US government investigating poultry price-fixing claims
CHICAGO (AP) — The U.S. government is investigating price-fixing charges against the country’s biggest poultry companies.
The Department of Justice tipped its hand last week when it requested a temporary halt to discovery proceedings in a 2016 class-action lawsuit filed by food service distributor Maplevale Farms.
Falconer, New York-based Maplevale Farms accuses Tyson Foods Inc., Perdue Farms Inc., Pilgrim’s Pride and others of conspiring to fix poultry prices between 2008 and 2016. The suit claims the companies shared information through a third-party data firm and restricted supply by destroying breeder hens on several occasions.
The government asked the U.S. District Court in Chicago for a six-month delay to protect an ongoing grand jury investigation. A federal judge is scheduled to rule on the request Thursday.

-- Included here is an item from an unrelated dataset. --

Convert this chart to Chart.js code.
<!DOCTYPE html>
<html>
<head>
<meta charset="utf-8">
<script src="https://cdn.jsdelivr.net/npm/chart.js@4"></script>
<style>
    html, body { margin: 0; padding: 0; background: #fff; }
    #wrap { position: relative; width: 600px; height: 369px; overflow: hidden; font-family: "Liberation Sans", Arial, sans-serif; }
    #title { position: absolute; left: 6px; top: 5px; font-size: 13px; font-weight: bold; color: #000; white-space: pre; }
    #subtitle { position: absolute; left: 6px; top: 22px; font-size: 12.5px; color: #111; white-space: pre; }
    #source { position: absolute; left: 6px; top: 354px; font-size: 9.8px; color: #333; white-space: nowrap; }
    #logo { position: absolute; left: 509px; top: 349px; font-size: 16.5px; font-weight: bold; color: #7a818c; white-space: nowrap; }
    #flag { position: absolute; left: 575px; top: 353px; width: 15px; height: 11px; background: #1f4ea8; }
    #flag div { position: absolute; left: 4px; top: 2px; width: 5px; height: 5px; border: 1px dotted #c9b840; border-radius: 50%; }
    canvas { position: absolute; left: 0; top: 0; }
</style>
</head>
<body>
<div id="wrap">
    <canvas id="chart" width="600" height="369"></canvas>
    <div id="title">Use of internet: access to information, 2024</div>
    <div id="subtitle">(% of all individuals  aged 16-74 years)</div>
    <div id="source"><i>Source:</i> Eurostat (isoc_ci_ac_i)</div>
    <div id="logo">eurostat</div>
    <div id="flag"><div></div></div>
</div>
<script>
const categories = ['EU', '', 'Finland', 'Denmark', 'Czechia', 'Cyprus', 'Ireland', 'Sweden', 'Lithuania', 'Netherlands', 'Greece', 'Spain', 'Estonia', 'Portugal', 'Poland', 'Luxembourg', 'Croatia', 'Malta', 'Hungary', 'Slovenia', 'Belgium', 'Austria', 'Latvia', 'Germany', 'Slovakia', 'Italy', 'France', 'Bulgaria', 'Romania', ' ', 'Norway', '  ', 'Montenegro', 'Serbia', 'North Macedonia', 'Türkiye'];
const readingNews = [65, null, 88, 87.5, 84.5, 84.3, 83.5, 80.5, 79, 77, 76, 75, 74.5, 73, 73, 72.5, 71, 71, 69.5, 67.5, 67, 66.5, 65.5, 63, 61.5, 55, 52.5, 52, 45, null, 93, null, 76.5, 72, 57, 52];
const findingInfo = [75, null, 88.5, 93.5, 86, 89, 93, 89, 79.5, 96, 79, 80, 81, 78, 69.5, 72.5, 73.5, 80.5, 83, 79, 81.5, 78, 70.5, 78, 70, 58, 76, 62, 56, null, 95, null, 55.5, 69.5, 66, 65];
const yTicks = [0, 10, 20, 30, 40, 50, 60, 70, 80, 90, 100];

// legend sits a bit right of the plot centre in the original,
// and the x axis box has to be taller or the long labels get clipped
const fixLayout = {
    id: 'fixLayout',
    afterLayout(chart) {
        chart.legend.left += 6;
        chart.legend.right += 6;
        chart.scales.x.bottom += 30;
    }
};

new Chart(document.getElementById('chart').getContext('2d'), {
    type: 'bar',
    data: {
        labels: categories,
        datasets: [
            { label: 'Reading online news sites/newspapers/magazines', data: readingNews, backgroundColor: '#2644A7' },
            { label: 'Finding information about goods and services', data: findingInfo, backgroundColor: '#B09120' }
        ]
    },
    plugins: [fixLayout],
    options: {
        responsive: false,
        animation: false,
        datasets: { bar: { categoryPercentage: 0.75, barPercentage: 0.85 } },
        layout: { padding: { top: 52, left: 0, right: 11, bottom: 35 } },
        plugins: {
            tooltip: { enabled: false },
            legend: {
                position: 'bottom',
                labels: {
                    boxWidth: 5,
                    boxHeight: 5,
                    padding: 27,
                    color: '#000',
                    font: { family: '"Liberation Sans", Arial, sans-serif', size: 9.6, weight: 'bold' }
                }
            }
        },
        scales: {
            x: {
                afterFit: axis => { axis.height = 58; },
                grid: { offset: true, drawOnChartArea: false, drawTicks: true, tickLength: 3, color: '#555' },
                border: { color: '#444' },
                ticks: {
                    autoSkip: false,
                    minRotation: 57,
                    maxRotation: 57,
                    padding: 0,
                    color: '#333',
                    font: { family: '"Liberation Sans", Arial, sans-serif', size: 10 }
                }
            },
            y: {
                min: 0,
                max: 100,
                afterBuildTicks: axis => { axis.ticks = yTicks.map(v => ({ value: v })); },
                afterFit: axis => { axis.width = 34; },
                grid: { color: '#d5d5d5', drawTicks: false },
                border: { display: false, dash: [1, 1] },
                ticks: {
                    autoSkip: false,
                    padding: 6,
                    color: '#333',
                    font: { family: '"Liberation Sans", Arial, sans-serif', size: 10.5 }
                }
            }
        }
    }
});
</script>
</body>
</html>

The case is one of nearly 40 filed by grocers, restaurants and others against the poultry companies. Kroger, Walmart, the Hooters chain and Darden Restaurants — which owns Olive Garden — are among those who have sued.
Tyson shares fell 1% to $80 in afternoon trading, while shares of Pilgrim’s Pride Corp. were down nearly 1% to $25.30.
The Justice Department has also been investigating price-fixing in the canned tuna fish industry. In October, StarKist announced it would plead guilty to fixing prices in the U.S. between 2011 and 2013.